- **Problem details**
Extract all lines containing "that".

- **Data rows**
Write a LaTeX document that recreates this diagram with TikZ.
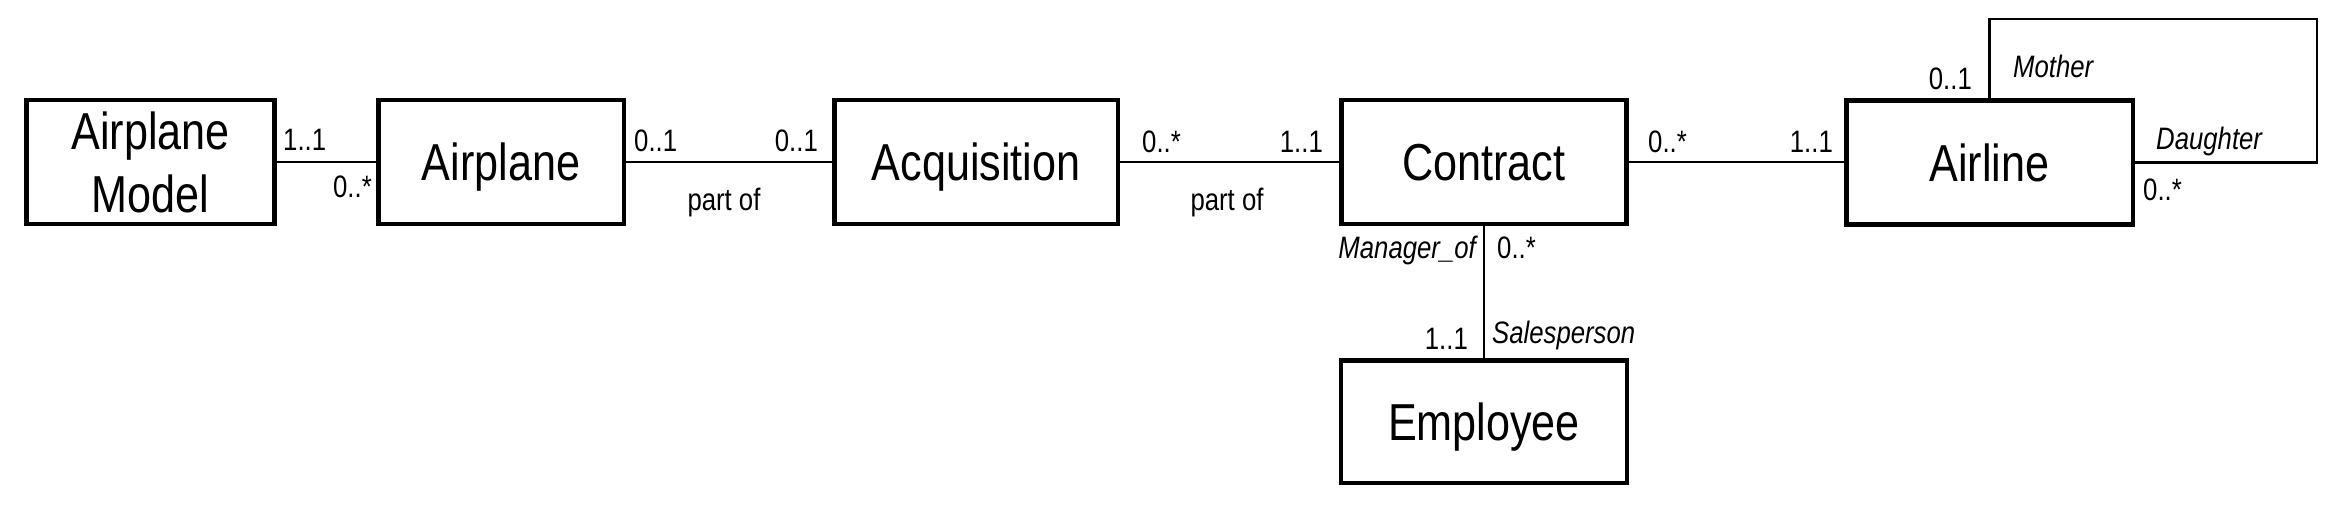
\documentclass[tikz,border=0pt]{standalone}
\usepackage{fontspec}
\setmainfont{Liberation Sans}[FakeStretch=0.83]
\begin{document}
\begin{tikzpicture}[x=1pt,y=-1pt,
  entity/.style={draw,line width=4.5pt,inner sep=0pt,minimum height=124pt,
    font=\fontsize{52}{63}\selectfont,align=center},
  oneline/.style={text height=37pt,text depth=0pt},
  conn/.style={line width=2.6pt},
  lbl/.style={inner sep=0pt,font=\fontsize{31}{36}\selectfont},
  role/.style={lbl,font=\fontsize{31}{36}\selectfont\itshape}]
\useasboundingbox (0,0) rectangle (2330,504);
% entities
\node[entity,minimum width=248pt] (am) at (150.5,162) {Airplane\\Model};
\node[entity,oneline,minimum width=245.5pt] (ap) at (501,162) {Airplane};
\node[entity,oneline,minimum width=283.5pt] (acq) at (976,162) {Acquisition};
\node[entity,oneline,minimum width=285pt] (con) at (1484,162) {Contract};
\node[entity,oneline,minimum width=286.5pt] (air) at (1989.5,162.5) {Airline};
\node[entity,oneline,minimum width=286pt,minimum height=122.5pt] (emp) at (1484,421.5) {Employee};
% connectors
\draw[conn] (am.east) -- (ap.west);
\draw[conn] (ap.east) -- (acq.west);
\draw[conn] (acq.east) -- (con.west);
\draw[conn] (con.east) -- (air.west |- con.east);
\draw[conn] (con.south) -- (emp.north);
\coordinate (lp) at (2317,19);
\draw[conn,line join=miter] (air.north) |- (lp) |- (air.east);
% multiplicities and labels
\node[lbl,anchor=base west] (m1) at (283,150) {1..1};
\node[lbl,anchor=base east] (m2) at (372,197) {0..*};
\node[lbl,anchor=base west] (m3) at (634,151) {0..1};
\node[lbl,anchor=base east] (m4) at (818,151) {0..1};
\node[lbl,anchor=base] (p1) at (724,210) {part of};
\node[lbl,anchor=base west] (m5) at (1142,152) {0..*};
\node[lbl,anchor=base east] (m6) at (1323,152) {1..1};
\node[lbl,anchor=base] (p2) at (1227,210) {part of};
\node[role,anchor=base east] (r1) at (1476,258) {Manager\_of};
\node[lbl,anchor=base west] (m7) at (1497,258) {0..*};
\node[lbl,anchor=base east] (m8) at (1468,349) {1..1};
\node[role,anchor=base west] (r2) at (1492,343) {Salesperson};
\node[lbl,anchor=base west] (m9) at (1648,152) {0..*};
\node[lbl,anchor=base east] (m10) at (1833,152) {1..1};
\node[lbl,anchor=base east] (m11) at (1972,89) {0..1};
\node[role,anchor=base west] (r3) at (2013,77) {Mother};
\node[role,anchor=base west] (r4) at (2156,149) {Daughter};
\node[lbl,anchor=base west] (m12) at (2143,200) {0..*};
\end{tikzpicture}
\end{document}
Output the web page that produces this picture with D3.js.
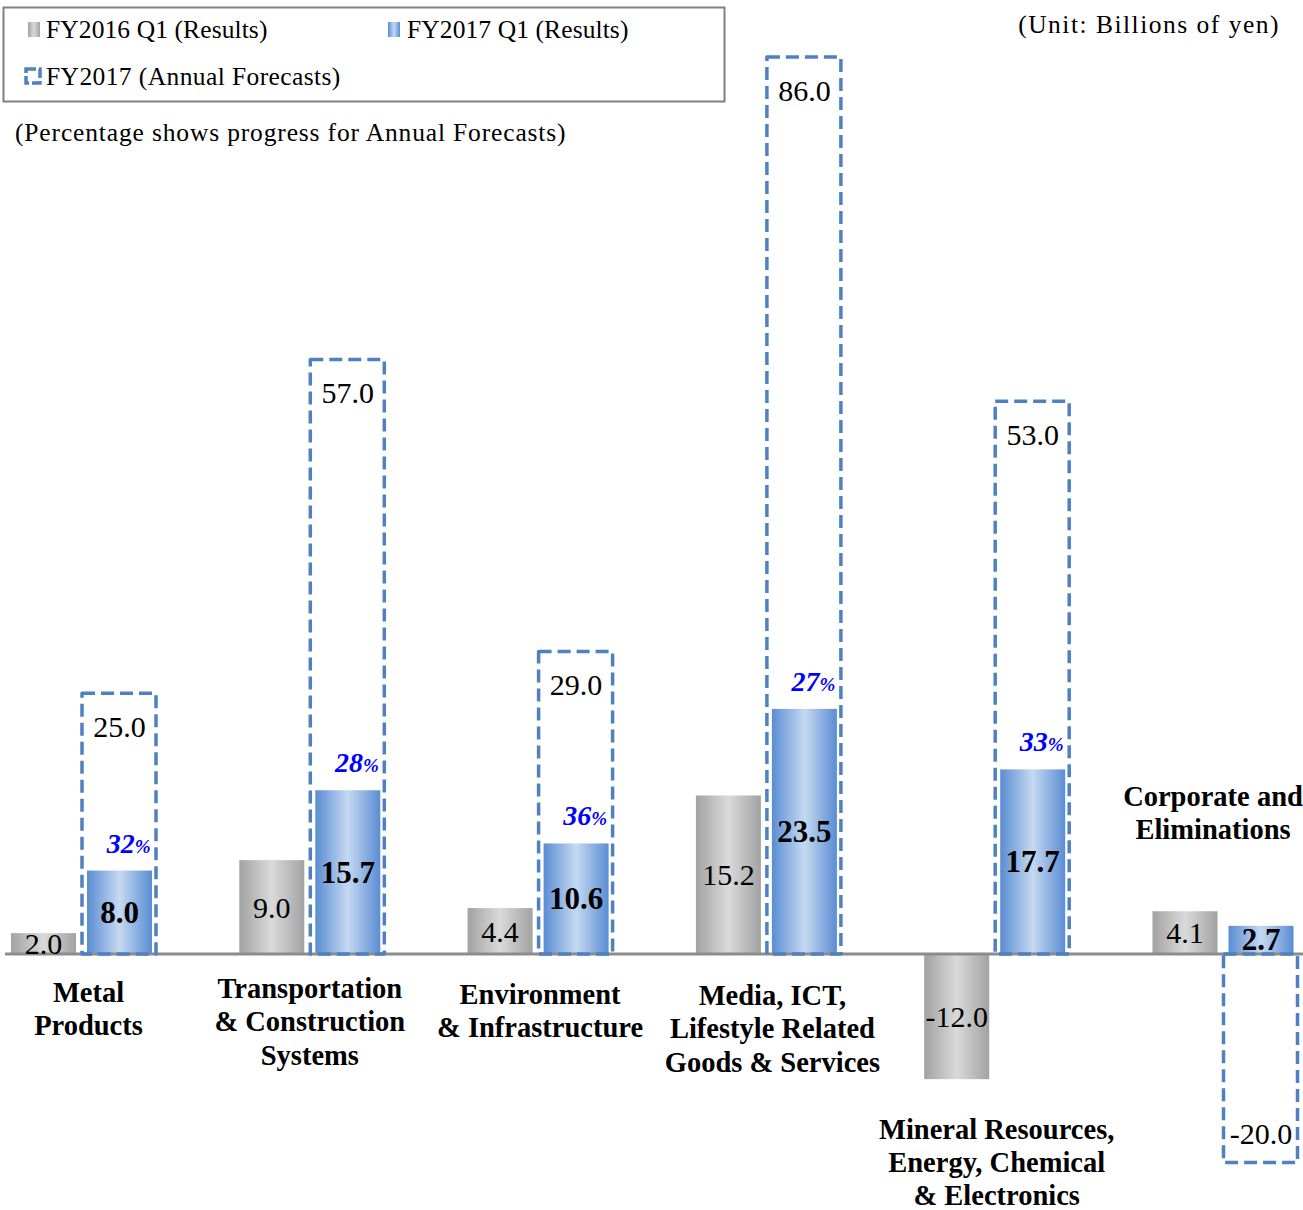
<!DOCTYPE html>
<html>
<head>
<meta charset="utf-8">
<script src="https://cdn.jsdelivr.net/npm/d3@7"></script>
<style>
  html, body { margin: 0; padding: 0; background: #fff; }
  svg { display: block; font-family: "Liberation Serif", "Times New Roman", serif; }
</style>
</head>
<body>
<svg id="chart" width="1303" height="1210"></svg>
<script>
// Segment names (each line of a label is a separate entry)
const categories = [
  ["Metal", "Products"],
  ["Transportation", "& Construction", "Systems"],
  ["Environment", "& Infrastructure"],
  ["Media, ICT,", "Lifestyle Related", "Goods & Services"],
  ["Mineral Resources,", "Energy, Chemical", "& Electronics"],
  ["Corporate and", "Eliminations"]
];
const categoryKeys = ["metal", "transport", "environment", "media", "mineral", "corporate"];

// Billions of yen
const fy2016Q1 = [2.0, 9.0, 4.4, 15.2, -12.0, 4.1];
const fy2017Q1 = [8.0, 15.7, 10.6, 23.5, 17.7, 2.7];
const fy2017Forecast = [25.0, 57.0, 29.0, 86.0, 53.0, -20.0];
// Progress against annual forecast (%)
const progress = [32, 28, 36, 27, 33, null];

const legendLabels = ["FY2016 Q1 (Results)", "FY2017 Q1 (Results)", "FY2017 (Annual Forecasts)"];

// Layout for the multi-line segment labels: x shift, first-line y, line step
const labelLayout = [
  { dx: 7, y: 992, step: 33.5 },
  { dx: 0, y: 988, step: 33.5 },
  { dx: 2, y: 994, step: 33.5 },
  { dx: 6, y: 995, step: 33.5 },
  { dx: 2, y: 1129, step: 33 },
  { dx: -10, y: 796, step: 33.5 }
];

const svg = d3.select("#chart");
const defs = svg.append("defs");

function hGradient(id, edge, mid) {
  const g = defs.append("linearGradient").attr("id", id)
    .attr("x1", "0%").attr("x2", "100%").attr("y1", "0%").attr("y2", "0%");
  g.append("stop").attr("offset", "0%").attr("stop-color", edge);
  g.append("stop").attr("offset", "50%").attr("stop-color", mid);
  g.append("stop").attr("offset", "100%").attr("stop-color", edge);
}
hGradient("grayGrad", "#a2a2a2", "#dadada");
hGradient("blueGrad", "#5a8dd3", "#c6d9f1");

const x = d3.scalePoint().domain(categoryKeys).range([81.5, 1223]);
const y = d3.scaleLinear().domain([-20, 86]).range([1162.6, 57]);

const barW = 65;
const offset = 5.5;
const boxL = 0.5, boxW = 74;
const dashColor = "#4f81c2";

const rows = categoryKeys.map((k, i) => ({
  key: k, name: categories[i], prev: fy2016Q1[i], cur: fy2017Q1[i],
  fc: fy2017Forecast[i], pct: progress[i], layout: labelLayout[i]
}));

// FY2016 Q1 bars
svg.append("g").selectAll("rect").data(rows).join("rect")
  .attr("x", d => x(d.key) - offset - barW)
  .attr("width", barW)
  .attr("y", d => y(Math.max(0, d.prev)))
  .attr("height", d => Math.abs(y(d.prev) - y(0)))
  .attr("fill", "url(#grayGrad)");

// FY2017 Q1 bars
svg.append("g").selectAll("rect").data(rows).join("rect")
  .attr("x", d => x(d.key) + offset)
  .attr("width", barW)
  .attr("y", d => y(Math.max(0, d.cur)))
  .attr("height", d => Math.abs(y(d.cur) - y(0)))
  .attr("fill", "url(#blueGrad)");

// Zero line
svg.append("line")
  .attr("x1", 5).attr("x2", 1303)
  .attr("y1", y(0)).attr("y2", y(0))
  .attr("stroke", "#8c8c8c").attr("stroke-width", 3);

// Annual forecast dashed outlines
svg.append("g").selectAll("rect").data(rows).join("rect")
  .attr("x", d => x(d.key) + boxL)
  .attr("width", boxW)
  .attr("y", d => y(Math.max(0, d.fc)))
  .attr("height", d => Math.abs(y(d.fc) - y(0)))
  .attr("fill", "none")
  .attr("stroke", dashColor)
  .attr("stroke-width", 3.5)
  .attr("stroke-dasharray", "13 6")
  .attr("stroke-linejoin", "round");

// One decimal place, plain hyphen for negatives
const fmt = v => v.toFixed(1);

// FY2016 Q1 value labels
svg.append("g").selectAll("text").data(rows).join("text")
  .attr("x", d => x(d.key) - offset - barW / 2)
  .attr("y", d => (y(d.prev) + y(0)) / 2)
  .attr("text-anchor", "middle")
  .attr("dominant-baseline", "central")
  .attr("font-size", 30)
  .attr("fill", "#000")
  .text(d => fmt(d.prev));

// FY2017 Q1 value labels
svg.append("g").selectAll("text").data(rows).join("text")
  .attr("x", d => x(d.key) + offset + barW / 2)
  .attr("y", d => (y(d.cur) + y(0)) / 2)
  .attr("text-anchor", "middle")
  .attr("dominant-baseline", "central")
  .attr("font-size", 31)
  .attr("font-weight", "bold")
  .attr("fill", "#000")
  .text(d => fmt(d.cur));

// Forecast value labels
svg.append("g").selectAll("text").data(rows).join("text")
  .attr("x", d => x(d.key) + offset + barW / 2)
  .attr("y", d => d.fc >= 0 ? y(d.fc) + 33 : y(d.fc) - 29)
  .attr("text-anchor", "middle")
  .attr("dominant-baseline", "central")
  .attr("font-size", 30)
  .attr("fill", "#000")
  .text(d => fmt(d.fc));

// Progress percentages
const pct = svg.append("g").selectAll("text").data(rows.filter(d => d.pct != null)).join("text")
  .attr("x", d => x(d.key) + 69)
  .attr("y", d => y(d.cur) - 18)
  .attr("text-anchor", "end")
  .attr("font-style", "italic")
  .attr("font-weight", "bold")
  .attr("fill", "#0000ff");
pct.append("tspan").attr("font-size", 28).text(d => d.pct);
pct.append("tspan").attr("font-size", 19).text("%");

// Segment labels
const catG = svg.append("g").selectAll("text").data(rows).join("text")
  .attr("text-anchor", "middle")
  .attr("font-size", 28.5)
  .attr("font-weight", "bold")
  .attr("fill", "#000");
catG.selectAll("tspan").data(d => d.name.map((line, j) => ({ line, j, d }))).join("tspan")
  .attr("x", t => x(t.d.key) + t.d.layout.dx)
  .attr("y", t => t.d.layout.y + t.j * t.d.layout.step)
  .attr("dominant-baseline", "central")
  .text(t => t.line);

// Legend
const legend = svg.append("g");
legend.append("rect")
  .attr("x", 3.5).attr("y", 7.5).attr("width", 721).attr("height", 94)
  .attr("fill", "#fff").attr("stroke", "#808080").attr("stroke-width", 2);
legend.append("rect").attr("x", 28).attr("y", 22).attr("width", 12).attr("height", 15)
  .attr("fill", "url(#grayGrad)");
legend.append("rect").attr("x", 388).attr("y", 22).attr("width", 12).attr("height", 15)
  .attr("fill", "url(#blueGrad)");
legend.append("rect").attr("x", 26).attr("y", 69).attr("width", 14).attr("height", 14)
  .attr("fill", "none").attr("stroke", dashColor).attr("stroke-width", 3.5)
  .attr("stroke-dasharray", "10 3");
const legendPos = [[46, 38], [407, 38], [46, 85]];
legend.selectAll("text").data(legendLabels).join("text")
  .attr("x", (d, i) => legendPos[i][0])
  .attr("y", (d, i) => legendPos[i][1])
  .attr("font-size", 25.5)
  .attr("letter-spacing", (d, i) => i === 2 ? 0.4 : 0.1)
  .attr("fill", "#000")
  .text(d => d);

svg.append("text")
  .attr("x", 15).attr("y", 141)
  .attr("font-size", 25.5).attr("fill", "#000")
  .attr("letter-spacing", 0.85)
  .text("(Percentage shows progress for Annual Forecasts)");

svg.append("text")
  .attr("x", 1280).attr("y", 33)
  .attr("text-anchor", "end")
  .attr("font-size", 25.5).attr("fill", "#000")
  .attr("letter-spacing", 1.5)
  .text("(Unit: Billions of yen)");
</script>
</body>
</html>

- **Exercise result**
Write a LaTeX document that recreates this diagram with TikZ.
Output the web page that produces this picture with D3.js.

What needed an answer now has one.